Ocurre que en Talampaya hay otros dos circuitos de enorme belleza que gran cantidad de viajeros nunca pisa. Son Arco Iris y Ciudad Perdida, ambos gestionados por la Cooperativa Talampaya, donde los guías suelen ser baqueanos. En el caso del circuito Arco Iris, abierto al público hace solo cuatro años, se inicia en el kilómetro 133 de la Ruta Nacional 76. Como su nombre lo indica el color es su atractivo principal. Pero, ¿el color de qué? De las formaciones geológicas de la sierra de Paganzo, en el sur del parque, que durante millones de años se han tomado el trabajo de apilar los minerales en capas de un modo tal que los diversos tonos y colores recuerdan la estratificación del arco iris. El hierro exhibe sus rojos; el azufre, los amarillos; el magnesio provee dorados; las cenizas volcánicas se muestran en gris; mientras el salitre aporta blanco y el carbón vegetal negro. Este festival gratuito de color insume tres horas de recorrida, al principio en camioneta, por el lecho seco del Río Ontiveros (en época de lluvias el acceso está cerrado). Luego se continúa a pie entre paredones multicolores que alcanzan los 90 metros de altura, cuevas, pasadizos y peñascos que parecen a punto de desplomarse.
Más extenso es el recorrido de la Ciudad Perdida. Son cuatro horas y de nuevo se inicia en el lecho seco de un río, en este caso el Gualo.

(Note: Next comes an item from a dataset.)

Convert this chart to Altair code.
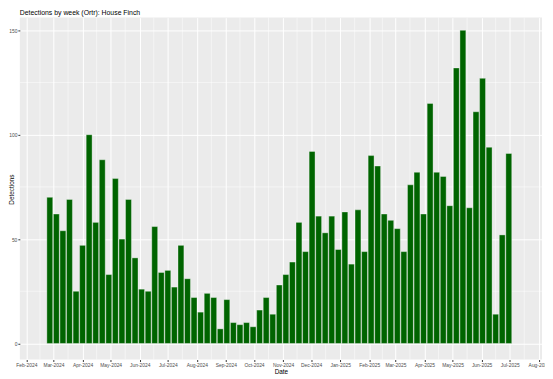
import altair as alt
import pandas as pd

# Weekly detections (week starting Monday)
week_first = "2024-02-26"
n_weeks = 71
counts = [70, 62, 54, 69, 25, 47, 100, 58, 88, 33, 79, 50, 69, 41, 26, 25, 56, 34, 35, 27,
          47, 31, 22, 15, 24, 22, 7, 21, 10, 9, 10, 8, 16, 22, 14, 28, 33,
          39, 58, 44, 92, 61, 53, 61, 45, 63, 38, 64, 44, 90, 85, 62, 59, 55, 44, 76, 82,
          62, 115, 82, 80, 66, 132, 150, 65, 111, 127, 94, 14, 52, 91]

y_major = [0, 50, 100, 150]
y_minor = [25, 75, 125]
month_ticks = pd.date_range("2024-02-01", "2025-08-01", freq="MS")

weeks = pd.date_range(week_first, periods=n_weeks, freq="7D")
half = pd.Timedelta(days=3.15)
fmt = "%Y-%m-%dT%H:%M:%S"
df = pd.DataFrame({
    "week": weeks.strftime(fmt),
    "start": (weeks - half).strftime(fmt),
    "end": (weeks + half).strftime(fmt),
    "Detections": counts,
})

mids = month_ticks[:-1] + (month_ticks[1:] - month_ticks[:-1]) / 2
minor_x = pd.DataFrame({"d": mids.strftime(fmt)})
minor_y = pd.DataFrame({"v": y_minor})

xdomain = [alt.DateTime(year=2024, month=1, date=25),
           alt.DateTime(year=2025, month=8, date=4, hours=12)]
xscale = alt.Scale(domain=xdomain, nice=False)
yscale = alt.Scale(domain=[-7.7, 156.1], nice=False, zero=False)

tick_values = [alt.DateTime(year=int(d.year), month=int(d.month), date=1) for d in month_ticks]

xaxis = alt.Axis(values=tick_values, format="%b-%Y", title="Date", labelFontSize=5,
                 labelColor="#4d4d4d", tickColor="#333333", tickSize=2, domain=False,
                 gridColor="white", gridWidth=1, labelOverlap=False, labelFlush=False,
                 titleFontSize=6.5, titleFontWeight="normal", titleColor="black",
                 labelPadding=1, titlePadding=1, labelFont="Liberation Sans",
                 titleFont="Liberation Sans")
yaxis = alt.Axis(values=y_major, title="Detections", labelFontSize=5,
                 labelColor="#4d4d4d", tickColor="#333333", tickSize=2, domain=False,
                 gridColor="white", gridWidth=1, titleFontSize=6.5,
                 titleFontWeight="normal", titleColor="black", labelPadding=1,
                 titleX=-8, titleY=174, titleBaseline="middle", titleAlign="center",
                 titleAngle=270,
                 labelFont="Liberation Sans", titleFont="Liberation Sans")

gx = alt.Chart(minor_x).mark_rule(color="white", strokeWidth=0.5).encode(
    x=alt.X("d:T", scale=xscale, axis=xaxis))
gy = alt.Chart(minor_y).mark_rule(color="white", strokeWidth=0.5).encode(
    y=alt.Y("v:Q", scale=yscale, axis=yaxis))

bars = alt.Chart(df).mark_bar(color="#006400", stroke="white", strokeWidth=0.35).encode(
    x=alt.X("start:T", scale=xscale, axis=xaxis),
    x2="end:T",
    y=alt.Y("Detections:Q", scale=yscale, axis=yaxis),
    y2=alt.datum(0),
)

chart = alt.layer(gx, gy, bars).properties(
    width=530, height=347,
    title=alt.TitleParams("Detections by week (Ortr): House Finch", anchor="start",
                          frame="group", fontSize=7, fontWeight="normal", color="black",
                          font="Liberation Sans", offset=1),
    autosize=alt.AutoSizeParams(type="none"),
    padding={"left": 12, "top": 7, "right": 3, "bottom": 17},
).configure_view(fill="#EBEBEB", stroke=None)

chart.save("out.html", embed_options={"renderer": "svg", "actions": False})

Pero las caminatas se desarrollan entre dunas y pampas pobladas por guanacos hasta llegar a un mirador, balcón de una depresión de tres kilómetros de largo y 70 metros de desnivel. En su interior los caprichos del relieve dibujan una ciudad en ruinas, una telaraña de laberintos y hasta una pirámide perfecta llamada Mogote Negro.
En uno y otro recorrido, la experiencia de los guías que conocen la zona desde siempre se vuelve clave para apreciar cada detalle, cada pincelada en una pintura que deslumbra con su caos multicolor.